Facebook pals and kids, you rarely like to be reminded of death. "Oh good grief", you say, "...please show us your latest lunch or dinner plate pix or whatever..."
Thirteen years ago, my Dad died. I will always remember those hours after I arrived at the hospital. All those memories, for good and bad. On both sides. I often wander into the corridors of my mind about what interesting conversations we would have had about the Bush/Obama regimes. "Oh, Rod!", the reader might think, "why must you always draw politics into such a...bla...bla...bla....". Well, it was politics which we often conversed about. For, how could we not?
This was a man who sat me down at the tender age of 13 and said I needed to watch these Watergate hearings on TV (ya know, back when government was actually a bit transparent). Not because it was so much historic, but because it was the exercising of Constitutional government, and he thought that was damn important and I should be a witness to it. And he was right! Although we talked years later about how Watergate was just a cover-up of the bigger cover-up (shhhh, JFK), I never really knew if he felt the same way.
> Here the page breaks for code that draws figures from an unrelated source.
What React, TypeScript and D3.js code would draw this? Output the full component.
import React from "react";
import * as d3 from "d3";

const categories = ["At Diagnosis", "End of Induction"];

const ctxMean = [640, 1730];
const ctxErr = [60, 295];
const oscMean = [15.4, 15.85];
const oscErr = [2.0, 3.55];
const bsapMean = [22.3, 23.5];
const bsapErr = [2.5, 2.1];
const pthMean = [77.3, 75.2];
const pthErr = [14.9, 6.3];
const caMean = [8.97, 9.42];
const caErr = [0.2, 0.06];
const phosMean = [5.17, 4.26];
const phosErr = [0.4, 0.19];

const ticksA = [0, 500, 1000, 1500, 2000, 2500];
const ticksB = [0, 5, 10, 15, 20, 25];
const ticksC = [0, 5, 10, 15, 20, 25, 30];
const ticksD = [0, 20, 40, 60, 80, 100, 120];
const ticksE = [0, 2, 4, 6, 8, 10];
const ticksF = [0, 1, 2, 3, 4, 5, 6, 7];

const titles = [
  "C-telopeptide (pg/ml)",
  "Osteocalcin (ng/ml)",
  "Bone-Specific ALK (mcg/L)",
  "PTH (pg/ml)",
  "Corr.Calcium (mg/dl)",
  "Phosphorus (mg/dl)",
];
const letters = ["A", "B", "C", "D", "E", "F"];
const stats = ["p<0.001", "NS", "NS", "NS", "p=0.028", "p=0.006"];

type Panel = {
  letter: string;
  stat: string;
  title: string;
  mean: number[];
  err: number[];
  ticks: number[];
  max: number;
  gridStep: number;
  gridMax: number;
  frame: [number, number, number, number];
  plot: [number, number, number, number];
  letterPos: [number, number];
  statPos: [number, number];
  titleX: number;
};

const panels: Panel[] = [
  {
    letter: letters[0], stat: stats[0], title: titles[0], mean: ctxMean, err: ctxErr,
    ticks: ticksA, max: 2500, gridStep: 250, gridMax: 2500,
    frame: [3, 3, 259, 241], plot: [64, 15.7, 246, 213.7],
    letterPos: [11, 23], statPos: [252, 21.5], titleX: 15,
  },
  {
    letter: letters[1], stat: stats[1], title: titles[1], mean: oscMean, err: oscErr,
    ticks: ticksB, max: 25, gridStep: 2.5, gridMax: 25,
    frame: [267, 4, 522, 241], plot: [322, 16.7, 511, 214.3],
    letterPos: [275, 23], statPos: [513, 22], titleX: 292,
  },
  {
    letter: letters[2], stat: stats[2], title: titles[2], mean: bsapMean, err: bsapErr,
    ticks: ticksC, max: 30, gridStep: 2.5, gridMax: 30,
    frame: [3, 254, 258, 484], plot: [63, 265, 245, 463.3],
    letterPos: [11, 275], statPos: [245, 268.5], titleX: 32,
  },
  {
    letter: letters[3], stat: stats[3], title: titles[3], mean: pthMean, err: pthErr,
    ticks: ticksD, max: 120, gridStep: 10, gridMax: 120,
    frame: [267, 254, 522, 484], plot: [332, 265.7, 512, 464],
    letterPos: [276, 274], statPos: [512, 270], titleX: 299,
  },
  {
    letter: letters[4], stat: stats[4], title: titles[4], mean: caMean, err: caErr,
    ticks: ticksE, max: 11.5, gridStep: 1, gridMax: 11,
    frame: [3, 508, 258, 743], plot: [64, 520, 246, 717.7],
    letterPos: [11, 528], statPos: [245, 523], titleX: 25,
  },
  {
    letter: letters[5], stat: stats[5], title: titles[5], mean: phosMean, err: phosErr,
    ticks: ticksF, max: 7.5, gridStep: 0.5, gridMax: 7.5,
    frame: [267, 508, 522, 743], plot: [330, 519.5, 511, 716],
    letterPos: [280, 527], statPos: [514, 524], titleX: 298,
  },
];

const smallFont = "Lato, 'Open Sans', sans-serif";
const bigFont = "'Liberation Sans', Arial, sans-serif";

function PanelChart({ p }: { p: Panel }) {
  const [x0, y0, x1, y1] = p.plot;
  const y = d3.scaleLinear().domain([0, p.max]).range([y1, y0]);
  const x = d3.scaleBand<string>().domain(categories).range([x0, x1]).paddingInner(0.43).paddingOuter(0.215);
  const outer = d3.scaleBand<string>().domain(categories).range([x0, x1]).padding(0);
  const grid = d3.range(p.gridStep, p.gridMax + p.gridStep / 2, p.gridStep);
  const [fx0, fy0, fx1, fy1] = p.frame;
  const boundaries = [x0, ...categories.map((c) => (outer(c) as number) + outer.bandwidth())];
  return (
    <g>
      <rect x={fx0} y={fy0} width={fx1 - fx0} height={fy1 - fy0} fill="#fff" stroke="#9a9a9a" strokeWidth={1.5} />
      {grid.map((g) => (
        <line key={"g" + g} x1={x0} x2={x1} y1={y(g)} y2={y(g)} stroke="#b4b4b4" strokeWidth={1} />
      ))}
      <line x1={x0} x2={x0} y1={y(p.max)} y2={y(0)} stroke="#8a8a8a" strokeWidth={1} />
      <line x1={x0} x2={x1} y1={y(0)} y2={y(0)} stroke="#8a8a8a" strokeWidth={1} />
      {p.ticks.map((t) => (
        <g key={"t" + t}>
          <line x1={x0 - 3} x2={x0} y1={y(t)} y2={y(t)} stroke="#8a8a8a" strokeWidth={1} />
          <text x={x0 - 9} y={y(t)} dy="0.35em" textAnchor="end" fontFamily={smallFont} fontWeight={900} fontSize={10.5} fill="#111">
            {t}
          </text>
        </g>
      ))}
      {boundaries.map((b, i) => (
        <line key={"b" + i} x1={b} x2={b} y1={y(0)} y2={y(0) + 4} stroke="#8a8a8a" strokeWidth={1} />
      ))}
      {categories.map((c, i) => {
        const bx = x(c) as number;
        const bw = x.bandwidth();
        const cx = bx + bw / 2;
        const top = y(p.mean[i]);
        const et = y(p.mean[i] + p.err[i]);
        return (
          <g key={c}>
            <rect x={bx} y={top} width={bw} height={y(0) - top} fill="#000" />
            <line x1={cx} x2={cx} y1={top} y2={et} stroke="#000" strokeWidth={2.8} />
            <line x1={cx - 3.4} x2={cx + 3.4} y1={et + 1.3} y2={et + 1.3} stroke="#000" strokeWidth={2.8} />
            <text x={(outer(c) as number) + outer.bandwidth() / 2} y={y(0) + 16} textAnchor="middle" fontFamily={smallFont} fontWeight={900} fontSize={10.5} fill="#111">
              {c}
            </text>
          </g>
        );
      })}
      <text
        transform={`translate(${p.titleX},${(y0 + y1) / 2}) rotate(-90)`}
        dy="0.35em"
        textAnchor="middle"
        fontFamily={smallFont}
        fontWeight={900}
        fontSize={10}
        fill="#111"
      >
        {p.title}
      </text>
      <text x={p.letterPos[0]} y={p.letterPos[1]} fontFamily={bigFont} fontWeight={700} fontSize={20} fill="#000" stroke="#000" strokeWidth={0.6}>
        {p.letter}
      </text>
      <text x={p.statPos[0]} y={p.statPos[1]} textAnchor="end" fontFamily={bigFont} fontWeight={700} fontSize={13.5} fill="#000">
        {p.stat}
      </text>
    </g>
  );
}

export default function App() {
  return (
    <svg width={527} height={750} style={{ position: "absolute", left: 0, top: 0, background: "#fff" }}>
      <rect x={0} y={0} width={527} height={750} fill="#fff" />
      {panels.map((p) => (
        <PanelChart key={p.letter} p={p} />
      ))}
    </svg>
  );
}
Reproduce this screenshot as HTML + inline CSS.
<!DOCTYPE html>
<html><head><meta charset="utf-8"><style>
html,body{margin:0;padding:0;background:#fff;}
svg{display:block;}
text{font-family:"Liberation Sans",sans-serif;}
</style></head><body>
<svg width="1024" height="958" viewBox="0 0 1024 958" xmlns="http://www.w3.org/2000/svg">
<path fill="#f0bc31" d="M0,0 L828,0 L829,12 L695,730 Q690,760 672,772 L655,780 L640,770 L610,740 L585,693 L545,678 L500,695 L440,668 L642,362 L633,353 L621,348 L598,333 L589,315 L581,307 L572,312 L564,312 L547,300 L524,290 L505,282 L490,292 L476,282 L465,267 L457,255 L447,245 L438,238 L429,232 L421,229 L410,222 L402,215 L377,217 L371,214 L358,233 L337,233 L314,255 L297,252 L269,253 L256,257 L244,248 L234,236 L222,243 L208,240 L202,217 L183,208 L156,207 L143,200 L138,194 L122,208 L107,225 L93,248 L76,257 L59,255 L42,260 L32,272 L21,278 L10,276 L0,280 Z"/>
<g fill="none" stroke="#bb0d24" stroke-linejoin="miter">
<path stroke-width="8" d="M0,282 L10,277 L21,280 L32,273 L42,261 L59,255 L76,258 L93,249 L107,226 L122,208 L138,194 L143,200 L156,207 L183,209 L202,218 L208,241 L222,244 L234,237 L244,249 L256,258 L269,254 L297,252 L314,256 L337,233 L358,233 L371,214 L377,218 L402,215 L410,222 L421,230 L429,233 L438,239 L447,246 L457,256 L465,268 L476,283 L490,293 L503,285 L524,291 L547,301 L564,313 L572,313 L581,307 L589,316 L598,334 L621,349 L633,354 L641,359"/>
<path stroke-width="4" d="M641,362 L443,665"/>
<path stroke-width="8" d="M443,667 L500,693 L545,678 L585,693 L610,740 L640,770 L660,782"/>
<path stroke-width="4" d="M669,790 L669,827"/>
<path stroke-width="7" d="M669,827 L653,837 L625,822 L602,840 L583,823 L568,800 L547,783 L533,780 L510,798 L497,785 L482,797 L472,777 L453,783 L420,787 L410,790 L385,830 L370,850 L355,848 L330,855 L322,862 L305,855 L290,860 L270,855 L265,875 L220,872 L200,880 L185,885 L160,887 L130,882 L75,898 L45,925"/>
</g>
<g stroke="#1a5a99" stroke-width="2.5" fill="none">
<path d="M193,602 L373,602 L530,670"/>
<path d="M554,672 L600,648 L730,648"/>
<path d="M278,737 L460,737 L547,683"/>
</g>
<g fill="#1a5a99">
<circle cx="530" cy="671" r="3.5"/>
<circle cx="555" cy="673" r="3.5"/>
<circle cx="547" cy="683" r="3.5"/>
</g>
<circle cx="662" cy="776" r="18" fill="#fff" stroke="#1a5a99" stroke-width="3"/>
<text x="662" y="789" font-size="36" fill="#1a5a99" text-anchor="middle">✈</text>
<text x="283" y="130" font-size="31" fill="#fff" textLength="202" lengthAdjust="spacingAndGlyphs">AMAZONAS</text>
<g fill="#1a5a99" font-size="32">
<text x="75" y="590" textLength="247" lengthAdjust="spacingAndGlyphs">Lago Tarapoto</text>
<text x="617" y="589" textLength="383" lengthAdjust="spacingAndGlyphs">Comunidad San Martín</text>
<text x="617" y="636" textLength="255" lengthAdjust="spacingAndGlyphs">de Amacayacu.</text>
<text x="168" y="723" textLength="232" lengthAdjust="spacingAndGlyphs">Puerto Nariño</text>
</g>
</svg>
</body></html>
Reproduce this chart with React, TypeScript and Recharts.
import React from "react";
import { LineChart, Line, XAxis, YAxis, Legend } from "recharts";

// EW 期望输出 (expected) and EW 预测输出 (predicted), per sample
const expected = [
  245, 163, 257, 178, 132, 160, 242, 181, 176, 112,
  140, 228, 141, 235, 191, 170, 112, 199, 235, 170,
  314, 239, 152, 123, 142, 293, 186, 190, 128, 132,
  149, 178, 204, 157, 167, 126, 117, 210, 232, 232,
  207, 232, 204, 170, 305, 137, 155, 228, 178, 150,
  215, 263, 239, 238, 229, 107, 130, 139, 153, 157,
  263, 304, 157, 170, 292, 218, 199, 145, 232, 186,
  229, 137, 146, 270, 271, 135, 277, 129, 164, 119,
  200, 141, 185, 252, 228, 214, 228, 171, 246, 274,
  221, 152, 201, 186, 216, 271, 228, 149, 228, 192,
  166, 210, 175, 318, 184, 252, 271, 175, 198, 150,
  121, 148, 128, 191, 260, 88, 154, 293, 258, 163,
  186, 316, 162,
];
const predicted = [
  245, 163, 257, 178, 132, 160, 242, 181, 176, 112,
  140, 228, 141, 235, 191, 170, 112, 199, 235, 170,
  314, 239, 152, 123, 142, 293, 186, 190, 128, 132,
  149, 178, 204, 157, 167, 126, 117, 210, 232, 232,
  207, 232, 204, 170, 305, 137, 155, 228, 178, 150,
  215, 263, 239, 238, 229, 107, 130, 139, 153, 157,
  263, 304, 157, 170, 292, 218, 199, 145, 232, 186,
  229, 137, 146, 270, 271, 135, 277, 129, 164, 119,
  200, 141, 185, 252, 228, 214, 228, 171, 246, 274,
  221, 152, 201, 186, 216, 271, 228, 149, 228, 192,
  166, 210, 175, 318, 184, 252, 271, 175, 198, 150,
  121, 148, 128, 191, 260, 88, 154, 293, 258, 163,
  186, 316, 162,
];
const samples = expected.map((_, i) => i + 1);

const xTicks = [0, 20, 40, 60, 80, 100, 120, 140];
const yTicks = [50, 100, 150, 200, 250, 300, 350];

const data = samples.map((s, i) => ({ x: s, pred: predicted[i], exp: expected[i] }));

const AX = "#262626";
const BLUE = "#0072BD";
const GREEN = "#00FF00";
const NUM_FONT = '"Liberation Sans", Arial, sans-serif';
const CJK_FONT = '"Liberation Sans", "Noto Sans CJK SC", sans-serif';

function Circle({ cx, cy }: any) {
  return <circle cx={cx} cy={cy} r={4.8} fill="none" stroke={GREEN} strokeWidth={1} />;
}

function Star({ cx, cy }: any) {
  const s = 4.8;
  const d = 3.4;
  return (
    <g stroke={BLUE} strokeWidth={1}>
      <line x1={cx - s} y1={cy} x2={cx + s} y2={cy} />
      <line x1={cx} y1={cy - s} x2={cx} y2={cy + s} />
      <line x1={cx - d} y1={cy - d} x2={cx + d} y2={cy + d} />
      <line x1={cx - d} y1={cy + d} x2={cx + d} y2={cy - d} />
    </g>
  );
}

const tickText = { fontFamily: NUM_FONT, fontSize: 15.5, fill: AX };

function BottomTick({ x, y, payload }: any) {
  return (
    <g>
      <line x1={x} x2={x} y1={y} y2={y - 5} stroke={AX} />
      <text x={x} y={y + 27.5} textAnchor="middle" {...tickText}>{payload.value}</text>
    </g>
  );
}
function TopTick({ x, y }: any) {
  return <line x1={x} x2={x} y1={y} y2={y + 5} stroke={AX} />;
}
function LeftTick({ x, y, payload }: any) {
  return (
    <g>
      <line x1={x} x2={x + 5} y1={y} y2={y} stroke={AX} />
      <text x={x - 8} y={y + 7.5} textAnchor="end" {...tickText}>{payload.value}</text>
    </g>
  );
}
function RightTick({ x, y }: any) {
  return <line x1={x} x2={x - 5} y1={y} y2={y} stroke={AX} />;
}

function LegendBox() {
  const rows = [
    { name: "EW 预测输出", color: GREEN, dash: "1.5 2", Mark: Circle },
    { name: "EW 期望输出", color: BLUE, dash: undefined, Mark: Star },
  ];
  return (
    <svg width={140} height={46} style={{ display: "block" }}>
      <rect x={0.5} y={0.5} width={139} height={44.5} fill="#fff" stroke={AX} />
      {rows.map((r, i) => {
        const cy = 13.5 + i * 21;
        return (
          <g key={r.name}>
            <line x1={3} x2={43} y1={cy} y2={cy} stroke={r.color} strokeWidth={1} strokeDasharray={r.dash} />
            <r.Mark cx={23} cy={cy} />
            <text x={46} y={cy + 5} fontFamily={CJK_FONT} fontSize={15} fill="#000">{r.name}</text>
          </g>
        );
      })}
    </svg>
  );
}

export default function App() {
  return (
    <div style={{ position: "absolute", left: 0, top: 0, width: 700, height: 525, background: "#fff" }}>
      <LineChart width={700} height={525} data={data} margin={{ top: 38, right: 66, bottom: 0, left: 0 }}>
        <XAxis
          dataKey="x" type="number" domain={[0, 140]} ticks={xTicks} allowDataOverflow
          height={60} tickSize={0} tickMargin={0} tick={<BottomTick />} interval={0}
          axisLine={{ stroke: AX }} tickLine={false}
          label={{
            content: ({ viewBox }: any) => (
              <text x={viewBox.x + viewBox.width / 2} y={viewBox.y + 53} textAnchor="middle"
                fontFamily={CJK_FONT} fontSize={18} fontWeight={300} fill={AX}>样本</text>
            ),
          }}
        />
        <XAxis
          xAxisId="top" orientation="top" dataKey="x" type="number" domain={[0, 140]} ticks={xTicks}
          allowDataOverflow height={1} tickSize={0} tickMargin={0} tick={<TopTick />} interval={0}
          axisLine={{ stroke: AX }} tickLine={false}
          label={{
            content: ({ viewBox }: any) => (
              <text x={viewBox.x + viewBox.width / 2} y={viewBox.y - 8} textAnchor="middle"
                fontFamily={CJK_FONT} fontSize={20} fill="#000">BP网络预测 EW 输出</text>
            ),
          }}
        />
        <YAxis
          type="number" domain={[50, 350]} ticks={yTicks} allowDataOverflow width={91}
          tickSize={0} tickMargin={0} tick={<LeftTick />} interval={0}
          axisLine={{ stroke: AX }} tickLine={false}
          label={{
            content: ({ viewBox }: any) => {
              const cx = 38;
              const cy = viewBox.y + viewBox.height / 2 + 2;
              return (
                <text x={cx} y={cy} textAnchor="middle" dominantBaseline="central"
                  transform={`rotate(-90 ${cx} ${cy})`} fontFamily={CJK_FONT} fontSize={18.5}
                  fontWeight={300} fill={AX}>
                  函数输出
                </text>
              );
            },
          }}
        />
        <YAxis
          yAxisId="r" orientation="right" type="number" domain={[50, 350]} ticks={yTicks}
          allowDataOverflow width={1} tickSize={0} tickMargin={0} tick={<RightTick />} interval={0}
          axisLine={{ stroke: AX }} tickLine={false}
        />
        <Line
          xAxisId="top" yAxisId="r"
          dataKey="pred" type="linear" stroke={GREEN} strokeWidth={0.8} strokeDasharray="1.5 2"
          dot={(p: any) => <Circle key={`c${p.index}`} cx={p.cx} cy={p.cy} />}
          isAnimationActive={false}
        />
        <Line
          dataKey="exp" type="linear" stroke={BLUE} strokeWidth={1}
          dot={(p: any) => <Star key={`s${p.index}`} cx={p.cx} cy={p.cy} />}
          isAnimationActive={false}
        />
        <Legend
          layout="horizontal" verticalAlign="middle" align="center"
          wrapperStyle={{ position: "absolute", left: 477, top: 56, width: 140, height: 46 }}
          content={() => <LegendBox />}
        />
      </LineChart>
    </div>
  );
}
The point is, I wouldn't be such a rabble-rouser if it wasn't because of my Dad, even though if some you met him you'd think he be a bit conservative.
I was the third boy in the family he had to deal with and so my memories of him, today, deal mostly in that cloudy young adulthood and onto the later parts of my adulthood. As a writer, he was critical of a particular work, I recall. "Why must there be so many cuss words?", he asked. I said, "That's how people talk". And you know...I do not quite remember the rest of that conversation. And because I don't think it matters. He asked a question and that made me think, I remember that. Miss you Dad.